--- begin Dataset ---
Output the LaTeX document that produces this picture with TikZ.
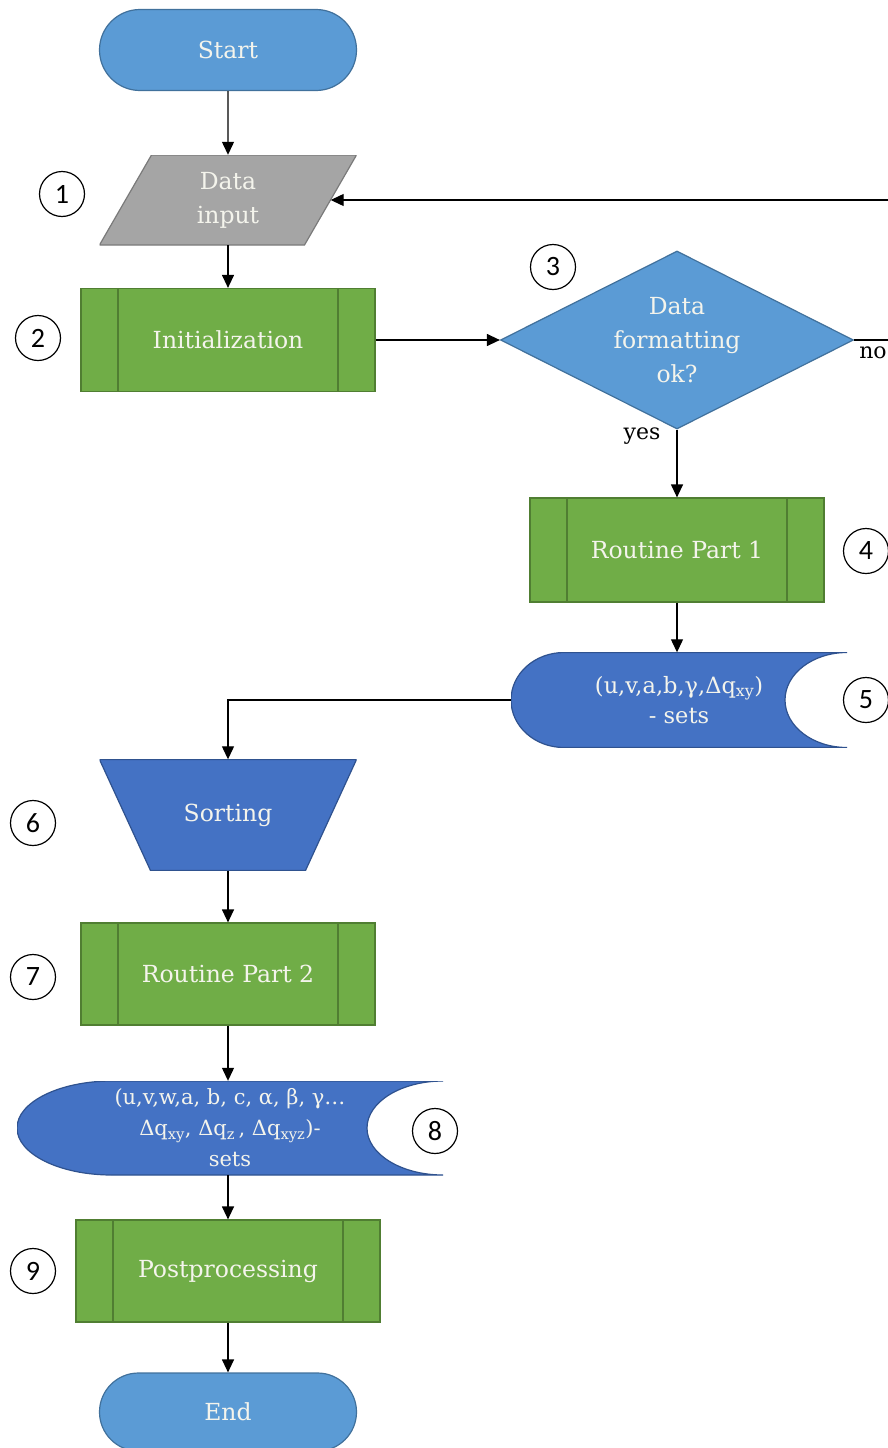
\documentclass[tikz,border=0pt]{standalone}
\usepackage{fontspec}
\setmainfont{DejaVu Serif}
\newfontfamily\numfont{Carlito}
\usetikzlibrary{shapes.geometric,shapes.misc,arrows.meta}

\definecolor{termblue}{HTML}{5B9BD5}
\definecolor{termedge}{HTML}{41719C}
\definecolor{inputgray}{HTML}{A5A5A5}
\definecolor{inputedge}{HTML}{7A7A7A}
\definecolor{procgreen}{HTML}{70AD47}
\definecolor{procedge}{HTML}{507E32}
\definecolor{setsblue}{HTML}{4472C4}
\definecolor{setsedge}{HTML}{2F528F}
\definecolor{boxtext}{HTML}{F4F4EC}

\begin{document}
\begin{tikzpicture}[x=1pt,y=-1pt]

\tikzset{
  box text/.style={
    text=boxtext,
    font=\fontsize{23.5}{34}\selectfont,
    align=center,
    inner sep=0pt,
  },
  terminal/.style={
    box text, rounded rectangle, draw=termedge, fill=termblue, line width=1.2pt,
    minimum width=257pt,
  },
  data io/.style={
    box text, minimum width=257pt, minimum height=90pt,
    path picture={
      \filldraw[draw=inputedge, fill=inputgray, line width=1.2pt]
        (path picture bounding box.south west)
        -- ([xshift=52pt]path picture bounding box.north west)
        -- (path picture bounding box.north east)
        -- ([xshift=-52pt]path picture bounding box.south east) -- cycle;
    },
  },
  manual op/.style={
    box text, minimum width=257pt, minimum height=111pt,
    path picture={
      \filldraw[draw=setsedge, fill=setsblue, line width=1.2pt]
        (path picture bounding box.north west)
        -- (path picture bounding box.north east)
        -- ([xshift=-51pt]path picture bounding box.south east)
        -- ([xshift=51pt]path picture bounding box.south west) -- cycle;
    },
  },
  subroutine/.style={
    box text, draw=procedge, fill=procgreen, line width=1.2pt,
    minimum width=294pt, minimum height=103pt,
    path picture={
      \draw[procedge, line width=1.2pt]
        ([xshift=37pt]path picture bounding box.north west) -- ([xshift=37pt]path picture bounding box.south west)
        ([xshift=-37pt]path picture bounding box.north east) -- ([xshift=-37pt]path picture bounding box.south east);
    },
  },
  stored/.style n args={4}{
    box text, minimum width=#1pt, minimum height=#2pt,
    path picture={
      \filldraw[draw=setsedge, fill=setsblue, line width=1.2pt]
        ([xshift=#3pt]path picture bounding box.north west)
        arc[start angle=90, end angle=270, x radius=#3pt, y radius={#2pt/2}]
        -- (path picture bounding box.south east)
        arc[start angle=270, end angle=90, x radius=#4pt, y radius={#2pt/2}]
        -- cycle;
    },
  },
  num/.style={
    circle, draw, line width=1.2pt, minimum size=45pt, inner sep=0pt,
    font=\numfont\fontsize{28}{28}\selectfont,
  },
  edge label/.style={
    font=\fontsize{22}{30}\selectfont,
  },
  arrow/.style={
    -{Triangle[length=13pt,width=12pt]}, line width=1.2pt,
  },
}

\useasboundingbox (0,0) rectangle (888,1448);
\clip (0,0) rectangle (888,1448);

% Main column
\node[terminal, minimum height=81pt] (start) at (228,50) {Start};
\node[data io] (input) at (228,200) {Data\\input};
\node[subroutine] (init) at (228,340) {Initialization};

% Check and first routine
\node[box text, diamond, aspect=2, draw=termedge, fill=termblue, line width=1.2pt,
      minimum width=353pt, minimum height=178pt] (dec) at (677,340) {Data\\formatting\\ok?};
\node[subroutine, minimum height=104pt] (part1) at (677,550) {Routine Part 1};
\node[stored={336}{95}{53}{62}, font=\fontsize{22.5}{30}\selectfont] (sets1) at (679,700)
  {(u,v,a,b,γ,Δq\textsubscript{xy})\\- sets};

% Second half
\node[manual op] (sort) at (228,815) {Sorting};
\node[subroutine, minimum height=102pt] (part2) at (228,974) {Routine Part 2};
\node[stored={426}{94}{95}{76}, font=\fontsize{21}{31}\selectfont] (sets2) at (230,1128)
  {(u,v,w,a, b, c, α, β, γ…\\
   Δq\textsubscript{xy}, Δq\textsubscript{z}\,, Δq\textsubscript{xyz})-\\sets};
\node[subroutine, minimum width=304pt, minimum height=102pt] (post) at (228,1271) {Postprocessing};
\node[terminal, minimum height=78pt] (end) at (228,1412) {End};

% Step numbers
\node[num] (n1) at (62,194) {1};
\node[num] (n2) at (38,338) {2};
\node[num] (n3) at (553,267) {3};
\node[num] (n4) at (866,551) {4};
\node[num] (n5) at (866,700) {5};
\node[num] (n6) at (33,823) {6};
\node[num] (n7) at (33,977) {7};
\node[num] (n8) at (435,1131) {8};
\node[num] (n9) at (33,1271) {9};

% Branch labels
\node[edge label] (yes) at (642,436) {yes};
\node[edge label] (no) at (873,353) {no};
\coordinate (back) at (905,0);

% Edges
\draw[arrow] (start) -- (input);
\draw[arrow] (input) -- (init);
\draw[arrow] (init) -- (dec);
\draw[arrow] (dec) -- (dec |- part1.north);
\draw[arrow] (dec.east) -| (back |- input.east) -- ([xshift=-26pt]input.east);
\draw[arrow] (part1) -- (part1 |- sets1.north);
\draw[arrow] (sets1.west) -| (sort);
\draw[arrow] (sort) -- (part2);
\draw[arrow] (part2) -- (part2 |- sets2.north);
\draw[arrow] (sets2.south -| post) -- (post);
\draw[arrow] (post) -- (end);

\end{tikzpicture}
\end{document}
--- end Dataset ---
--- begin Dataset ---
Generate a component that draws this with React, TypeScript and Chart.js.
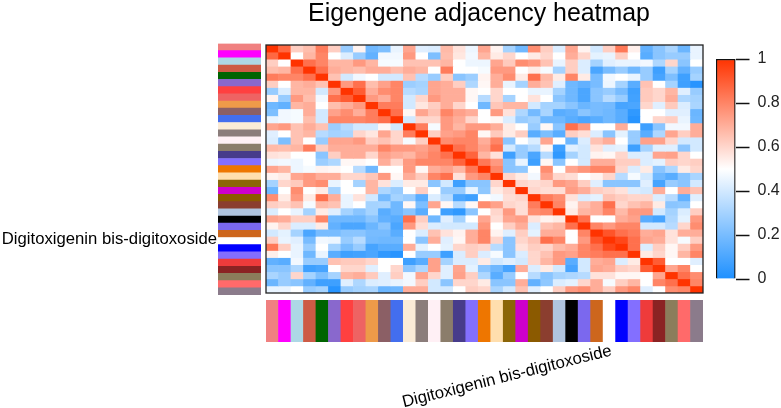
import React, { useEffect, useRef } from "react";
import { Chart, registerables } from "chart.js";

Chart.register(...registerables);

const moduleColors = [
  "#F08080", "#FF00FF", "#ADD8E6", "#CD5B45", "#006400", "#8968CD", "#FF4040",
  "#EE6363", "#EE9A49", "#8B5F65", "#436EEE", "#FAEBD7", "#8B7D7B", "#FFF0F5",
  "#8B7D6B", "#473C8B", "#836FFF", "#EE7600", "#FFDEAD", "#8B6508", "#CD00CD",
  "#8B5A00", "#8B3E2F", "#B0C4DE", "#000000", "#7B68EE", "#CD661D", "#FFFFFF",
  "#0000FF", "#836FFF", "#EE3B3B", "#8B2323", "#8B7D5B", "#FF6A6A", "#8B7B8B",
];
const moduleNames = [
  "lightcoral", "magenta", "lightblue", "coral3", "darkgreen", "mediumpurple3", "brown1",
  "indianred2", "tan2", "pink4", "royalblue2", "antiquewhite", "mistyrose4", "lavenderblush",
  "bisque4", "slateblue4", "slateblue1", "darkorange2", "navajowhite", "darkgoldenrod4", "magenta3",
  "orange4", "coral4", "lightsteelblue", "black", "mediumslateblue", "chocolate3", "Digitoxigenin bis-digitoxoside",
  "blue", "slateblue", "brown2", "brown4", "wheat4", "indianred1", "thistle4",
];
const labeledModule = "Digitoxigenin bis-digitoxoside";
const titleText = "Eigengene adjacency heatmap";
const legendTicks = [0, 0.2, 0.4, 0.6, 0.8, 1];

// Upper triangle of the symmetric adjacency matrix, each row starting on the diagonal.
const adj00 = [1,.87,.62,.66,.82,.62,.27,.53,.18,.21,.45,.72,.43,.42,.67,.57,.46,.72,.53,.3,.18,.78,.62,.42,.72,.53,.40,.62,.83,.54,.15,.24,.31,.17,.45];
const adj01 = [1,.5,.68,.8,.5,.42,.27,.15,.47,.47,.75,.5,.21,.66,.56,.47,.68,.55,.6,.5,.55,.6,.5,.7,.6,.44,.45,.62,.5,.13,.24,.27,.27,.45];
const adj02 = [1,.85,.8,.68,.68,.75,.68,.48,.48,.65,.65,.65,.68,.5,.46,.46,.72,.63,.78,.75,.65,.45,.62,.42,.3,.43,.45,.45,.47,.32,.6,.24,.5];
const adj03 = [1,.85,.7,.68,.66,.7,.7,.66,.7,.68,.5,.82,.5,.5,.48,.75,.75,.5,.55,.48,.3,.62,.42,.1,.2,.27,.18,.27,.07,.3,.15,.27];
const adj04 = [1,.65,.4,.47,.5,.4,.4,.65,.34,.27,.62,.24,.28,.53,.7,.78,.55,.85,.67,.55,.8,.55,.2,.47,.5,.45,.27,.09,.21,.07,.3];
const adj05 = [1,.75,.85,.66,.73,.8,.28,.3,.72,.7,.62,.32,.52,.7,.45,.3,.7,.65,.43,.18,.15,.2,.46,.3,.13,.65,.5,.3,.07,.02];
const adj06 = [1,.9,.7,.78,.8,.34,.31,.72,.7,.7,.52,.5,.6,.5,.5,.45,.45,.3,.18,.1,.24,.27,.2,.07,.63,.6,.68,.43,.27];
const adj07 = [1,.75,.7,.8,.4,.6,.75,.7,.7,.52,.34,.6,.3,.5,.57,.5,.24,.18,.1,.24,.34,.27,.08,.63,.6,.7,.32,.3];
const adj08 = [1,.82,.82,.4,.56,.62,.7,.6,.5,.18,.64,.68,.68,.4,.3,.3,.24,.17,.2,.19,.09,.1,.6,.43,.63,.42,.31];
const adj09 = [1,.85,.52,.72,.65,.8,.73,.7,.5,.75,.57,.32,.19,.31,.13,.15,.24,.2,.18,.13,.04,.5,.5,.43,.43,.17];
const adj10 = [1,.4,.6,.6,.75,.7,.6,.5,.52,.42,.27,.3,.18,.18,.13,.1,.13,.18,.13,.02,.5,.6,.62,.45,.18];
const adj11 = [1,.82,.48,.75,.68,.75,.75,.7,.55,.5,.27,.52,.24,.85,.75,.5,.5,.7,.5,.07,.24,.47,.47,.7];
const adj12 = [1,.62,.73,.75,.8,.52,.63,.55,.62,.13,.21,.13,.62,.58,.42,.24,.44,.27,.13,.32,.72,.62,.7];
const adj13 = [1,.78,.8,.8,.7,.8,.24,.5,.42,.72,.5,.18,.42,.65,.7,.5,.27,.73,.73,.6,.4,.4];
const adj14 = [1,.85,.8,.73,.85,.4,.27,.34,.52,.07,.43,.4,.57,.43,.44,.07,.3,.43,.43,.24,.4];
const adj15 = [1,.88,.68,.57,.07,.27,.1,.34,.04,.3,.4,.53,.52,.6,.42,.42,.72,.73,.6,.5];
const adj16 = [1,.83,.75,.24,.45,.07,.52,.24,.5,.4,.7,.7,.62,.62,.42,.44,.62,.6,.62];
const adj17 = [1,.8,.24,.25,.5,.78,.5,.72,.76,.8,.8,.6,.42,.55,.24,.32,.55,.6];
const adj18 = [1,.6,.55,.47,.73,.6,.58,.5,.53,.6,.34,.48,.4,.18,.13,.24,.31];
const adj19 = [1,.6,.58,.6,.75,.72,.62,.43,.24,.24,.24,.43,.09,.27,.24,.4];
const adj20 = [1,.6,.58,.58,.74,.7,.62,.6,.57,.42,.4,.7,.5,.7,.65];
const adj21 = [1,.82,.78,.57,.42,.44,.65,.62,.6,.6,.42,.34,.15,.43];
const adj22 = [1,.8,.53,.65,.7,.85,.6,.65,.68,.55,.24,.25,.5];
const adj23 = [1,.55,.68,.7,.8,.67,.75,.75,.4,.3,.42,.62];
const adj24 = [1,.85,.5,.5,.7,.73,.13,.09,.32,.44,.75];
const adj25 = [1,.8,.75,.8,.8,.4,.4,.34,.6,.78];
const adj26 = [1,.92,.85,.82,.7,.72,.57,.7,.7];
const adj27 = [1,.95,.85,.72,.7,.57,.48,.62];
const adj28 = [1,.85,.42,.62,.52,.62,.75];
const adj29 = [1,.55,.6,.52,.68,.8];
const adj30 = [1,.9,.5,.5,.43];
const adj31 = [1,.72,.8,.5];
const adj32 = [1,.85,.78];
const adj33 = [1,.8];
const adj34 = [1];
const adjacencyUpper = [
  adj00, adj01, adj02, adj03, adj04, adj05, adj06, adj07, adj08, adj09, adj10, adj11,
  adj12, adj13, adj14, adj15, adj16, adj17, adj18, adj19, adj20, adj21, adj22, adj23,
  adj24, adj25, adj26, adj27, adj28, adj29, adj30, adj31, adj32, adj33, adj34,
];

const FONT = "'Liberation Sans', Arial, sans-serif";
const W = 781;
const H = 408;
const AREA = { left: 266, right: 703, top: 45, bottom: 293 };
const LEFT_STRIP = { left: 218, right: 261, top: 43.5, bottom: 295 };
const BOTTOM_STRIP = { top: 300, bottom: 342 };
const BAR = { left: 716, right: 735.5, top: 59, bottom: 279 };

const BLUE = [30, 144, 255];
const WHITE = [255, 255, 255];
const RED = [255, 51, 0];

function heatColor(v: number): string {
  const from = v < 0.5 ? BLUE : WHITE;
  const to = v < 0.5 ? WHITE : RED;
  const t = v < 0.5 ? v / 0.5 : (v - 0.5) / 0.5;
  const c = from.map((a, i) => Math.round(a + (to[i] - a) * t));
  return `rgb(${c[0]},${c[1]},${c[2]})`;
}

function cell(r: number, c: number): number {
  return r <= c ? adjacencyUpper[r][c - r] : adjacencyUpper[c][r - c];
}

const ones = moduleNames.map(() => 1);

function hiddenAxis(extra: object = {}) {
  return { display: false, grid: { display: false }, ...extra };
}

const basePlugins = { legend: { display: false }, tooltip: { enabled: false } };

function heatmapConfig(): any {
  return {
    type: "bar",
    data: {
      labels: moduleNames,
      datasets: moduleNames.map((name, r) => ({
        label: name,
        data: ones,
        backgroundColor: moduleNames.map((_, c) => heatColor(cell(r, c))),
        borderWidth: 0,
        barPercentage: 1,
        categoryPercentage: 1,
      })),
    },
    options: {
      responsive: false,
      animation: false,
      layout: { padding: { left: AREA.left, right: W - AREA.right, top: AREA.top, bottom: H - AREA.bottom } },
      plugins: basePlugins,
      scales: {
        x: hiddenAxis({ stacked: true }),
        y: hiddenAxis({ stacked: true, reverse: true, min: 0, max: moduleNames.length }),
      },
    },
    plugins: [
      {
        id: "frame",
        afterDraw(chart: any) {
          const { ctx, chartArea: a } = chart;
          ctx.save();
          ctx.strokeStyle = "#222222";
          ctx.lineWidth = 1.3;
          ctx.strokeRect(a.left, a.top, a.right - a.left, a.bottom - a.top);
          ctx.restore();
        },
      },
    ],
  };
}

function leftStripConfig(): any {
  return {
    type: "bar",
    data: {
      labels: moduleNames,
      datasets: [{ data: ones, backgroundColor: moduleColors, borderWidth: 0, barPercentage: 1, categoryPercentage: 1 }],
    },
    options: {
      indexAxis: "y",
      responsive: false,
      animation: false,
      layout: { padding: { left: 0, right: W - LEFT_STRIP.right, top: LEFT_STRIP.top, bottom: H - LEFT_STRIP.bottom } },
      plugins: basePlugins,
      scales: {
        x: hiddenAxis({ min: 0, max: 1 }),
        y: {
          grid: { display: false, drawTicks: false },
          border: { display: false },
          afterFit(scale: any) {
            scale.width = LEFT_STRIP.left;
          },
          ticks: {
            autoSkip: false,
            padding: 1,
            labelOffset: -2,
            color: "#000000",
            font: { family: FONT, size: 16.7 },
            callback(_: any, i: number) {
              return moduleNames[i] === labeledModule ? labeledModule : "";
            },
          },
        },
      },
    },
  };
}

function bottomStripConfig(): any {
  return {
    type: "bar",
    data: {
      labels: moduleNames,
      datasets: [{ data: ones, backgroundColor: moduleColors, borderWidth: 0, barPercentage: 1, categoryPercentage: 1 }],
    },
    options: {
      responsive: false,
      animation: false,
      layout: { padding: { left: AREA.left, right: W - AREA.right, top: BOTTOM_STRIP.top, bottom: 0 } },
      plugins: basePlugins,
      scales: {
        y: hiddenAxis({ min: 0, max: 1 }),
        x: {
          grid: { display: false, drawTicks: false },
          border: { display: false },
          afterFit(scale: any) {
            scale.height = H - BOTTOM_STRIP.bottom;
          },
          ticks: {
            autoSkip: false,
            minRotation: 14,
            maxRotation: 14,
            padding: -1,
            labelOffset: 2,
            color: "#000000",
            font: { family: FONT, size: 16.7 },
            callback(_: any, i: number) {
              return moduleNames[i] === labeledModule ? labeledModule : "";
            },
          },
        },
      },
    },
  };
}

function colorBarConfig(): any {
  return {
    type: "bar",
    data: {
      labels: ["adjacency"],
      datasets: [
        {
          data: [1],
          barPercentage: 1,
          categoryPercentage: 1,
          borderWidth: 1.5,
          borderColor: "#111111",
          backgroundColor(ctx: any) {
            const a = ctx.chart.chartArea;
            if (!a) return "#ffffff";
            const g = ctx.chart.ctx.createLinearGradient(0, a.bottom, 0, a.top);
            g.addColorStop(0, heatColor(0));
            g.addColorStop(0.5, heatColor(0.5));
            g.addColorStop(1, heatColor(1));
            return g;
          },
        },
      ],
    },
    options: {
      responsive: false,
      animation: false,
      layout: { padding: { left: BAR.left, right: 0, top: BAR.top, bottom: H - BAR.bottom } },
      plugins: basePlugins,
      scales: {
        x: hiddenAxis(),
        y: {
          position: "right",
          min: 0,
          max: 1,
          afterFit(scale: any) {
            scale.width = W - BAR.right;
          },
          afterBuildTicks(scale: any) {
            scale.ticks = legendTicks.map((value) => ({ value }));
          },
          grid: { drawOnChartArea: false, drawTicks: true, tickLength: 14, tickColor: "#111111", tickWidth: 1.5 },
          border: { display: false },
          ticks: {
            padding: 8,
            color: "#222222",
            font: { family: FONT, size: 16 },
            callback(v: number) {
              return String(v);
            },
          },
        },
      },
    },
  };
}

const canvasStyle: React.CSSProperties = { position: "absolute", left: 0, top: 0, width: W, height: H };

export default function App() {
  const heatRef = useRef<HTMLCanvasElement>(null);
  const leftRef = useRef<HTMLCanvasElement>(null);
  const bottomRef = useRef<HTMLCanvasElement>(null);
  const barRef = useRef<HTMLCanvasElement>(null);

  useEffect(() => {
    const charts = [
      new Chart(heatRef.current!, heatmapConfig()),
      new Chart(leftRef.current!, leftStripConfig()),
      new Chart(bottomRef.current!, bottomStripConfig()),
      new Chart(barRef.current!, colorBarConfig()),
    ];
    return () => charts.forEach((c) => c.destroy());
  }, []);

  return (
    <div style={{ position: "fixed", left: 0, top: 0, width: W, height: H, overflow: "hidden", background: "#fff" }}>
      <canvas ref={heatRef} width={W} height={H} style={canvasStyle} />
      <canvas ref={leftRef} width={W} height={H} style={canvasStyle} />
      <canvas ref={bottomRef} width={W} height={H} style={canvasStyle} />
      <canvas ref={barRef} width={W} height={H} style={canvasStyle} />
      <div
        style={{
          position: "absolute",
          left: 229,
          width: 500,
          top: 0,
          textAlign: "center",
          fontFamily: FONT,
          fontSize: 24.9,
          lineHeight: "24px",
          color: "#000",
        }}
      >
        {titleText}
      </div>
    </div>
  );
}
--- end Dataset ---
Given request: The material above holds pictures; leave them out. Repeat exactly the lines from the one containing "Generate a component" through the one containing "const legendTicks = [0, 0.2, 0.4, 0.6, 0.8, 1];", and nothing else.

Response:
Generate a component that draws this with React, TypeScript and Chart.js.
import React, { useEffect, useRef } from "react";
import { Chart, registerables } from "chart.js";

Chart.register(...registerables);

const moduleColors = [
  "#F08080", "#FF00FF", "#ADD8E6", "#CD5B45", "#006400", "#8968CD", "#FF4040",
  "#EE6363", "#EE9A49", "#8B5F65", "#436EEE", "#FAEBD7", "#8B7D7B", "#FFF0F5",
  "#8B7D6B", "#473C8B", "#836FFF", "#EE7600", "#FFDEAD", "#8B6508", "#CD00CD",
  "#8B5A00", "#8B3E2F", "#B0C4DE", "#000000", "#7B68EE", "#CD661D", "#FFFFFF",
  "#0000FF", "#836FFF", "#EE3B3B", "#8B2323", "#8B7D5B", "#FF6A6A", "#8B7B8B",
];
const moduleNames = [
  "lightcoral", "magenta", "lightblue", "coral3", "darkgreen", "mediumpurple3", "brown1",
  "indianred2", "tan2", "pink4", "royalblue2", "antiquewhite", "mistyrose4", "lavenderblush",
  "bisque4", "slateblue4", "slateblue1", "darkorange2", "navajowhite", "darkgoldenrod4", "magenta3",
  "orange4", "coral4", "lightsteelblue", "black", "mediumslateblue", "chocolate3", "Digitoxigenin bis-digitoxoside",
  "blue", "slateblue", "brown2", "brown4", "wheat4", "indianred1", "thistle4",
];
const labeledModule = "Digitoxigenin bis-digitoxoside";
const titleText = "Eigengene adjacency heatmap";
const legendTicks = [0, 0.2, 0.4, 0.6, 0.8, 1];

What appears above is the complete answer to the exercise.